(after stating the facts as above). [1] The theory on which the trial court instructed the jury to return a verdict in favor of appellee was that the risk appellant incurred in undertaking to assist in moving the motorcar from the toolhouse to and placing it on the track was one he assumed, because it was an “open, obvious, and patent” one, and “necessarily incident” to service he had undertaken to perform. No doubt the theory was a correct one, unless the testimony would have supported a find-*337lug that appellee, as charged in the petition, was guilty of negligence in failing to provide instrumentalities with which to do the work with reasonable safety. If the jury might have found that appellee was negligent, in that the means it provided for moving the motorcar to the track were defective and dangerous, when used, and appellant knew it, he nevertheless should not he held to have assumed the risk when he undertook the work, if appellee also knew of the defect, nor, if it did not know of it, unless a person of ordinary care, with knowledge of the defect and danger, would not have continued in the service of appellee. Vernon’s Stat. art. 6645: Pope v. Railway Co., 106 Tex. 52, 155 S. W. 1175; Railway Co. v. Hodnett, 106 Tex. 190, 163 S. W. 13; Railway Co. v. Shelton (Com. App.) 208 S. W. 915; Railway Co. v. Blackburn, 155 S. W. 625; Railway Co. v. Riden, 194 S. W. 1163; Swann v. Railway Co., 200 S. W. 1139; Thornhill v. Railway Co., 223 S. W. 490; Lancaster v. Johnson, 224 S. W. 207. Whether, therefore, the trial court erred when he instructed the jury as he did, depends upon whether the testimony authorized a finding that appellee was guilty of negligence in the respect stated. If it did, then clearly the case should have gone to the jury.

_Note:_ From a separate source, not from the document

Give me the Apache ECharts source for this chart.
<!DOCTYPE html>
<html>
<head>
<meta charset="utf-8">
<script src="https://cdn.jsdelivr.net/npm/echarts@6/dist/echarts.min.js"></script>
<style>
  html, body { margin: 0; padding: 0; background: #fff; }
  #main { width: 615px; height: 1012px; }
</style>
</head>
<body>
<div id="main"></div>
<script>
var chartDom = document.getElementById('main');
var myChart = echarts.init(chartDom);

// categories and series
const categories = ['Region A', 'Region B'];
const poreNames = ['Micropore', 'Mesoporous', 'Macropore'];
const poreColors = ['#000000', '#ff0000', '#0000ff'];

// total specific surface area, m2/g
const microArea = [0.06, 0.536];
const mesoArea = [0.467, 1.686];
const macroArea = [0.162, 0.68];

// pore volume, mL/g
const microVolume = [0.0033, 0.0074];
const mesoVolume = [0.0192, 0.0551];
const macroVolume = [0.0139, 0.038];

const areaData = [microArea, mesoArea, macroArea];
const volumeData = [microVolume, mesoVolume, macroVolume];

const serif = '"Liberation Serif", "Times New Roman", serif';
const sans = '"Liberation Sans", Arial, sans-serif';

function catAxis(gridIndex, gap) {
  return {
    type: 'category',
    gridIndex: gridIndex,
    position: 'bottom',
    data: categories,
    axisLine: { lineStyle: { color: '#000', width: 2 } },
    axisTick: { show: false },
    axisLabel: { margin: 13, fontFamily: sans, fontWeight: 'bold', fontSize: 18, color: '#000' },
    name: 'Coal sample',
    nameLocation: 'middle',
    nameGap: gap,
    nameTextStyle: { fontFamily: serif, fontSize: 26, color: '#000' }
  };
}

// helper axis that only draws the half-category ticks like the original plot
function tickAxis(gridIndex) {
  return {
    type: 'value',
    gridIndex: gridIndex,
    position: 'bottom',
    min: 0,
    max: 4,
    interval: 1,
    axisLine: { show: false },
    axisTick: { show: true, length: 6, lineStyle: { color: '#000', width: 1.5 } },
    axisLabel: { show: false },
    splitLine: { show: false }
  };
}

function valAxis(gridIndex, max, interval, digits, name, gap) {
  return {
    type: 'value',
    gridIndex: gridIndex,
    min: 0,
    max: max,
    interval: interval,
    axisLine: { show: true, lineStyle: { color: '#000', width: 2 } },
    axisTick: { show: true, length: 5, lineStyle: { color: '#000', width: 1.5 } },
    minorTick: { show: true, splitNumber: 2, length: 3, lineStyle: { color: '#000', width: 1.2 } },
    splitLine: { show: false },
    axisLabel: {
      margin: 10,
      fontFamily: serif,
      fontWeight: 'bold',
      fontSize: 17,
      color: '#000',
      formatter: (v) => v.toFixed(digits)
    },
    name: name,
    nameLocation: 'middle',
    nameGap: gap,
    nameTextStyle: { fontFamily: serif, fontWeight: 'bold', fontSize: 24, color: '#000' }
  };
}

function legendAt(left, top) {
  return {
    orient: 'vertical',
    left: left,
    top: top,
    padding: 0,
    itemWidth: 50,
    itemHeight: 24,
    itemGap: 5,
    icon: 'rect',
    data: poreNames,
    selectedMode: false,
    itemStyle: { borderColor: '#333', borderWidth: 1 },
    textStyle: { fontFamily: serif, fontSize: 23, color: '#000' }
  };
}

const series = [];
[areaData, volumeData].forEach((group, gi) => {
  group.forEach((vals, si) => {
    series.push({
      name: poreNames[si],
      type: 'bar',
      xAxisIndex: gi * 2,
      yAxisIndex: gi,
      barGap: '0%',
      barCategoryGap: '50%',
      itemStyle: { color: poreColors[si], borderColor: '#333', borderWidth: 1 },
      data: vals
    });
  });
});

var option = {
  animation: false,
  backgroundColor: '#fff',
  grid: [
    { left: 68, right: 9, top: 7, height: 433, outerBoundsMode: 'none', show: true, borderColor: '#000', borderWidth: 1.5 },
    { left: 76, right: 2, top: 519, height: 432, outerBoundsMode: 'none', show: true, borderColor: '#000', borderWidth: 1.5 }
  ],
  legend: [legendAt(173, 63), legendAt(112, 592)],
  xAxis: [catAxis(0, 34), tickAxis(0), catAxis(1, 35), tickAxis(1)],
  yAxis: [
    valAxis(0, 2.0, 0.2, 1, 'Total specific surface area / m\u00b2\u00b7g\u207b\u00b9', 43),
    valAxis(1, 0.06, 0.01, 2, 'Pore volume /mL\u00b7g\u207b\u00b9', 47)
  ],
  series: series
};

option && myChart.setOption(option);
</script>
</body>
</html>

The circumstances of the accident were not developed as fully as it seems to us testimony heard at the trial indicated they might have been. For instance, there was testimony from which, perhaps, an inference might have been drawn that a proximate cause of the accident was a failure on the part of men assisting appellant in moving the car to use care they should have used. Of course, if the accident was due solely to negligence on their part, appellant was not entitled to recover; for he did not charge negligence in that respect in his petition. We have concluded, however, that there was testimony which would have supported a finding that a proximate cause of the accident was failure of appellee, as charged in the, petition, to provide instrumentalities reasonably safe for use in moving the car from the toolhouse to the track, and that the trial court therefore erred when he instructed the jury as he did. The testimony we have in mind was that of appellant, set out in the statement above, that the ground from the toolhouse to the track was about 5 inches lower than the track, and that the space between the part of the cross-ties outside the rail was not filled in, but was a “skeleton track,” and that of the witness Henderson, indicating that instrumentalities other than those appellee had provided were necessary to avoid risk of injury to section men who undertook to move the car to the track.
The judgment will be reversed, and the cause will be remanded to the court below for a new trial.